## Exercise directions
Extract word for word the lines of the listing from its start to the line holding "ctx.clip();", both ends kept; pictures are not part of the copy.

## Dataset content
────────────────

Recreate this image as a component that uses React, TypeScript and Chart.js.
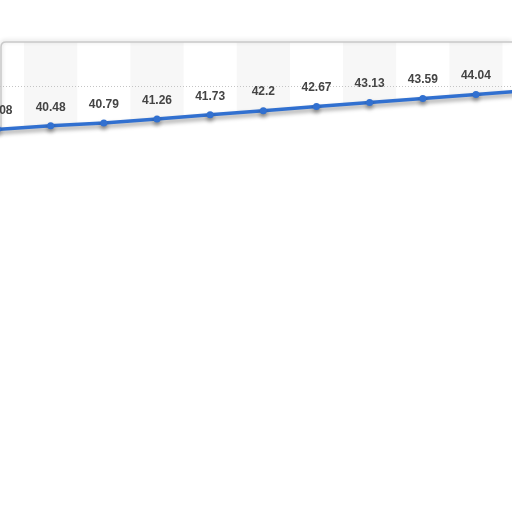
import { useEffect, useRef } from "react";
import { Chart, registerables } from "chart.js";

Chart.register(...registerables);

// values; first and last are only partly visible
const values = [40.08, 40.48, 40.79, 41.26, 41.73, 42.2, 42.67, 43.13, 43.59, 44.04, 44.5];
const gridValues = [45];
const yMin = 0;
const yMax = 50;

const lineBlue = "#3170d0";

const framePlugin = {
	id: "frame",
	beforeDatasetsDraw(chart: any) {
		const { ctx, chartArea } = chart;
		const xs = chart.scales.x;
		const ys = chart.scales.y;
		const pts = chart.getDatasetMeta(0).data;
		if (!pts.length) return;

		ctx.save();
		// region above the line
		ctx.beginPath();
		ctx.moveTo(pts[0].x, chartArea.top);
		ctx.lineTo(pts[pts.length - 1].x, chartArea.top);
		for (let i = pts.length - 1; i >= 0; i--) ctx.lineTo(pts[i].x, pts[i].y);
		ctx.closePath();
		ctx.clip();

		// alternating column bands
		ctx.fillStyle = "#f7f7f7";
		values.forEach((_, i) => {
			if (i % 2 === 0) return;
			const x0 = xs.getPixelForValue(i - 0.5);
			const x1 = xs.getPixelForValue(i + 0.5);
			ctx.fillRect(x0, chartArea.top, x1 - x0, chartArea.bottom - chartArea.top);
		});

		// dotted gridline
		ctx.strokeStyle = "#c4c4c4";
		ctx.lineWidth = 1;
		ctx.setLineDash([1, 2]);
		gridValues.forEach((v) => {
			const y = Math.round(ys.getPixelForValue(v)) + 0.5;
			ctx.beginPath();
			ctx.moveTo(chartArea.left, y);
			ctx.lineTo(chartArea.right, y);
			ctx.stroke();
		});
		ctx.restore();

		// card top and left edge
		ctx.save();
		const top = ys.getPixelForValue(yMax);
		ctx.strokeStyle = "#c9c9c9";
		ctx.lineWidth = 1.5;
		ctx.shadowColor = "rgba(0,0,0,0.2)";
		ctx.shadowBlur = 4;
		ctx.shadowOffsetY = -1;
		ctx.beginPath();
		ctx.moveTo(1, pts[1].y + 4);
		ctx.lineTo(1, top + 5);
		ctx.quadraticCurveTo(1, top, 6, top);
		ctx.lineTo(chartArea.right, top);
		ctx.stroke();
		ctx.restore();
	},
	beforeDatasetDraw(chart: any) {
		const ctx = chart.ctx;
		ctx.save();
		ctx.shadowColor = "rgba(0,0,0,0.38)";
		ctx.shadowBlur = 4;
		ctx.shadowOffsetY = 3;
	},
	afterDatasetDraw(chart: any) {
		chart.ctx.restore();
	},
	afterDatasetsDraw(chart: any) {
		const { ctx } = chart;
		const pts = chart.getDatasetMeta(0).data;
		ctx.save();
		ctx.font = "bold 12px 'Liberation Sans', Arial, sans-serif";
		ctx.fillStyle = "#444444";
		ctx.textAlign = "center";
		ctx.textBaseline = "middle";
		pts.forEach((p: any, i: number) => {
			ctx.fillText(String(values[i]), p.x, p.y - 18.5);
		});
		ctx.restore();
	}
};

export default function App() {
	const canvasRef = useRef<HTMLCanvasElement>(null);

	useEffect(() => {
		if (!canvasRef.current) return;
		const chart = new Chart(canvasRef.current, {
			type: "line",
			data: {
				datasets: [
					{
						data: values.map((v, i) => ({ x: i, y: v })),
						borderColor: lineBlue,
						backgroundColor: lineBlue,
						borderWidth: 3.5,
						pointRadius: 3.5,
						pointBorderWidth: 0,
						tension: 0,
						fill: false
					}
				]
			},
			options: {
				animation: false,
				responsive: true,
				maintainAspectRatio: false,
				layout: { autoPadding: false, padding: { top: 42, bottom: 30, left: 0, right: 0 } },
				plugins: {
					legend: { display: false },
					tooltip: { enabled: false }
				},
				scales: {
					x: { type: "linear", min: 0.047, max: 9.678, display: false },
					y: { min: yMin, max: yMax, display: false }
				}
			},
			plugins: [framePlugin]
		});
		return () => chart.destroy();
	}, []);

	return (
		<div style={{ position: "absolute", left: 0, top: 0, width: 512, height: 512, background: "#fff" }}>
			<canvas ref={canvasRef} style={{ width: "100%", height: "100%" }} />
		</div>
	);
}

────────────────

## Answer to the task
Recreate this image as a component that uses React, TypeScript and Chart.js.
import { useEffect, useRef } from "react";
import { Chart, registerables } from "chart.js";

Chart.register(...registerables);

// values; first and last are only partly visible
const values = [40.08, 40.48, 40.79, 41.26, 41.73, 42.2, 42.67, 43.13, 43.59, 44.04, 44.5];
const gridValues = [45];
const yMin = 0;
const yMax = 50;

const lineBlue = "#3170d0";

const framePlugin = {
	id: "frame",
	beforeDatasetsDraw(chart: any) {
		const { ctx, chartArea } = chart;
		const xs = chart.scales.x;
		const ys = chart.scales.y;
		const pts = chart.getDatasetMeta(0).data;
		if (!pts.length) return;

		ctx.save();
		// region above the line
		ctx.beginPath();
		ctx.moveTo(pts[0].x, chartArea.top);
		ctx.lineTo(pts[pts.length - 1].x, chartArea.top);
		for (let i = pts.length - 1; i >= 0; i--) ctx.lineTo(pts[i].x, pts[i].y);
		ctx.closePath();
		ctx.clip();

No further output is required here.